◆ **GOAL**
Identify every line containing the word "this" and reproduce each one.

◆ **EXERCISE INPUT**
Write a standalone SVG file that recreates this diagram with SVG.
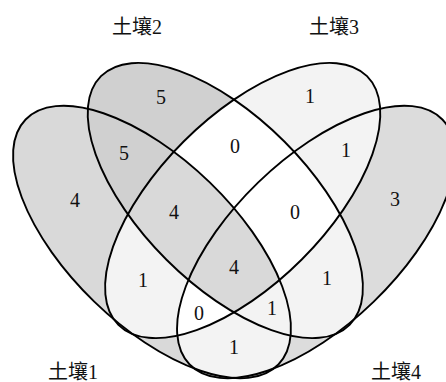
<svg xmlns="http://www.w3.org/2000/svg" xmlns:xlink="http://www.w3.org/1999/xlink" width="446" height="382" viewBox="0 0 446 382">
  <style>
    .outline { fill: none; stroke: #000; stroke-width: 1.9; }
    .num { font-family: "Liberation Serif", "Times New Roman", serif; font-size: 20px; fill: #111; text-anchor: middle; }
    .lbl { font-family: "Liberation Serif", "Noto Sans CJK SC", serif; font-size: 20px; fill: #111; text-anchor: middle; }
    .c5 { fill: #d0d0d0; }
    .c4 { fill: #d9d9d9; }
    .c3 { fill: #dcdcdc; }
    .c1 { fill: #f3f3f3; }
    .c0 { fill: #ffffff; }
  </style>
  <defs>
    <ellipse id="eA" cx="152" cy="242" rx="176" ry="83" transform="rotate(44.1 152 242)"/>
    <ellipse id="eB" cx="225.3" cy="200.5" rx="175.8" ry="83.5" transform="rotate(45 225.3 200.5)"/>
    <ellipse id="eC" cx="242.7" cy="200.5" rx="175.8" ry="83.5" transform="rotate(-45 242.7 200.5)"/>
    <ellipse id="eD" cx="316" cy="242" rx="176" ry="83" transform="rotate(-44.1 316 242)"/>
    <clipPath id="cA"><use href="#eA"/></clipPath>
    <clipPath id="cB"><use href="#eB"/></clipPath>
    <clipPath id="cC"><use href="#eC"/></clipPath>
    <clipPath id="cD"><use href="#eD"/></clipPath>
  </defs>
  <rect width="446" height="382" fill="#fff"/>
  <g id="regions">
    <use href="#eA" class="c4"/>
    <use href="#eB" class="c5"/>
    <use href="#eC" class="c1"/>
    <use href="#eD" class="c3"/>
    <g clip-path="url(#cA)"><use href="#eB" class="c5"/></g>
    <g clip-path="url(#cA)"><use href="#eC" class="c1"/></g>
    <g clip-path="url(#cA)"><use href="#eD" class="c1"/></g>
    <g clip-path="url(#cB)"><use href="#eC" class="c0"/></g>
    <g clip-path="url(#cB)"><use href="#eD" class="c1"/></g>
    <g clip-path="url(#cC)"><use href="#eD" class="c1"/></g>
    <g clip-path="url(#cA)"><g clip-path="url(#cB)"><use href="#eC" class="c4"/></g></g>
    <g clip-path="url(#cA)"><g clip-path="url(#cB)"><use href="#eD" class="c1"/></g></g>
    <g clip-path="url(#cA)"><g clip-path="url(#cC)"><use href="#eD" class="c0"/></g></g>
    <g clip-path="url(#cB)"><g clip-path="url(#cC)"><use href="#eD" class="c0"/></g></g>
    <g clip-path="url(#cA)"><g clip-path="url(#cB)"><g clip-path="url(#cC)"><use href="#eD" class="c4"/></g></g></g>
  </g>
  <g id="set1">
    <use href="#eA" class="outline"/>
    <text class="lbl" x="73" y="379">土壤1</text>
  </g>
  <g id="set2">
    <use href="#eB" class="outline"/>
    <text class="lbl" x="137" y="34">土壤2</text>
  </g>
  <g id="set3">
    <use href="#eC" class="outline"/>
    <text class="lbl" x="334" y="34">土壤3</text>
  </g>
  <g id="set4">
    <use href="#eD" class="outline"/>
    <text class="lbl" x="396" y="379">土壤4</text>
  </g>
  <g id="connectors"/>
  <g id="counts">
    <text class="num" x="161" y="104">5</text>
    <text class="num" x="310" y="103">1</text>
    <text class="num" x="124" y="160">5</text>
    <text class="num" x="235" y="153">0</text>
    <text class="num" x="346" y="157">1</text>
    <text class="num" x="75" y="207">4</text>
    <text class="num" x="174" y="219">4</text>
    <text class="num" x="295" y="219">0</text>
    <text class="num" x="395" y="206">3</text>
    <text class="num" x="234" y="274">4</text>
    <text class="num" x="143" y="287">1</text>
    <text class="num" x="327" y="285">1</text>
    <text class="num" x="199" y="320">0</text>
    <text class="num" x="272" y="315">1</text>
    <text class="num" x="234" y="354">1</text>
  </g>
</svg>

---

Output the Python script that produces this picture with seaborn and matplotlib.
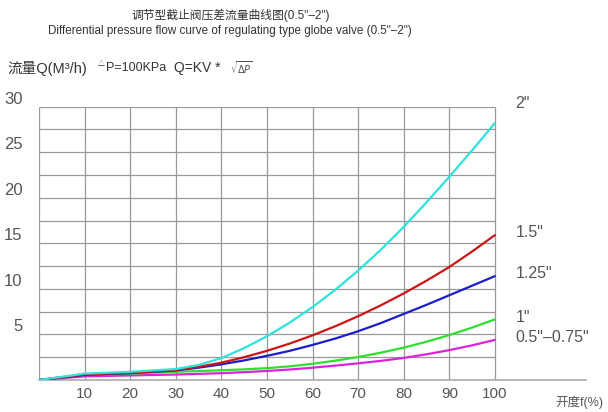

◆ **EXERCISE RESULT**
Write a standalone SVG file that recreates this diagram with SVG.
Output the Python script that produces this picture with seaborn and matplotlib.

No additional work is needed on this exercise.